The fans spin up under sustained load, but the chassis stays manageable. The thermal envelope is meaningfully better than I expected; I have run multi-hour inference sessions without throttling, which I cannot say for any laptop dGPU I have used.

Beyond the silicon, this is also a ThinkPad. That does real work for me independent of the LLM story. The keyboard is a TrackPoint keyboard, which I missed every time I used a non-ThinkPad laptop in the past decade. The chassis opens with a screwdriver and the storage is replaceable. thinkpad_acpi is one of the best-supported drivers in the kernel, which means inhibit-charge works flawlessly on this laptop and the battery ages gracefully because I park it at 60% all day. Fingerprint reader works. Webcam shutter is mechanical. The little things add up.

It is not a particularly thin laptop, and it is not pretending to be. The weight and thickness are the budget for the cooling, the battery, the unified memory, and the I/O. I am fine with that tradeoff. If I wanted a thin laptop I would have bought a thin laptop.

Stable. Standard kernel, standard mesa, standard userspace. The ROCm story for AMD iGPUs is workable. llama.cpp with Vulkan or HIP backends both run; I use Vulkan most of the time because it is simpler and the performance delta is not enough for me to care. Everything ThinkPad-specific (battery management, function keys, sensors) works out of the box on a recent Ubuntu or Fedora. I have not had a single hardware regression that required searching forums for an obscure kernel parameter, which is rare for a laptop this new and worth saying out loud.

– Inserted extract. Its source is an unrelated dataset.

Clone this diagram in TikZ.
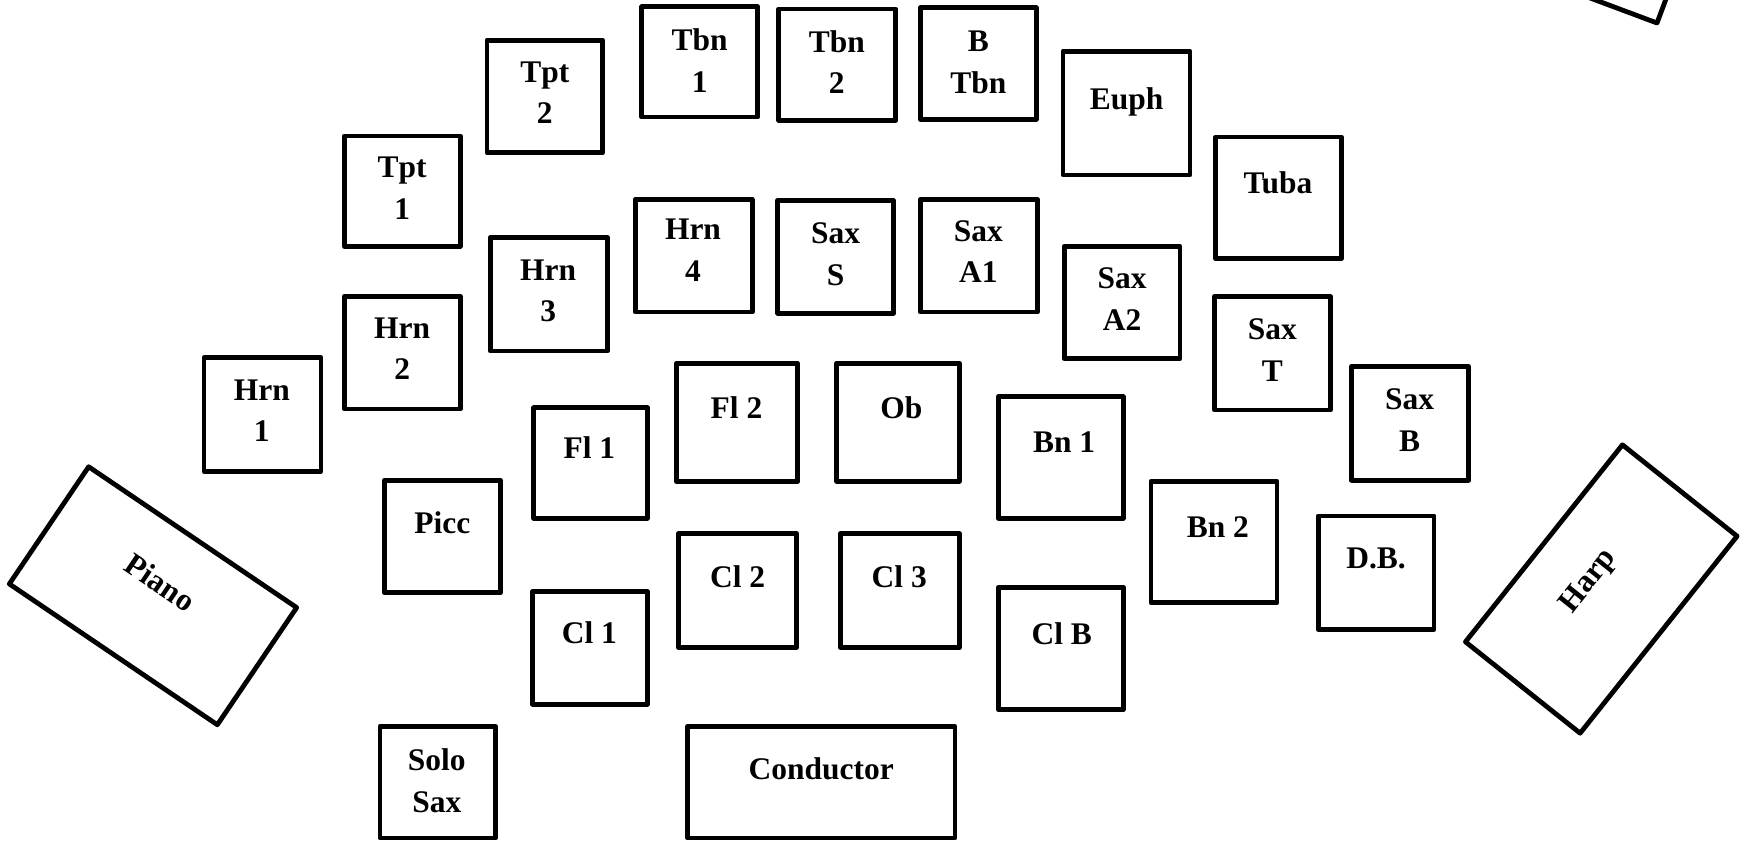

I bought this with low expectations and I have been overwhelmed by how much I like it. The performance-per-dollar story for local language models is so strongly in this laptop's favor right now that I am going to keep recommending it to anyone whose primary local-LLM bottleneck is VRAM, which is most people.

The advice I want to give my past self is simple. The thing you knew about needing a discrete GPU was true for a long time. It stopped being true quietly, while you were not paying attention. Unified memory at this scale changes the answer. The same-spec laptops with discrete GPUs that go for double the price are not actually the same product anymore.

I am writing this article on this laptop. Earlier today it was running a 27B model in the background while I was browsing. The fan never spun up. Six months ago I would have called that science fiction. If your local-LLM rule of thumb is "you need a real GPU," it is worth checking whether that rule is still load-bearing. For me, it stopped being.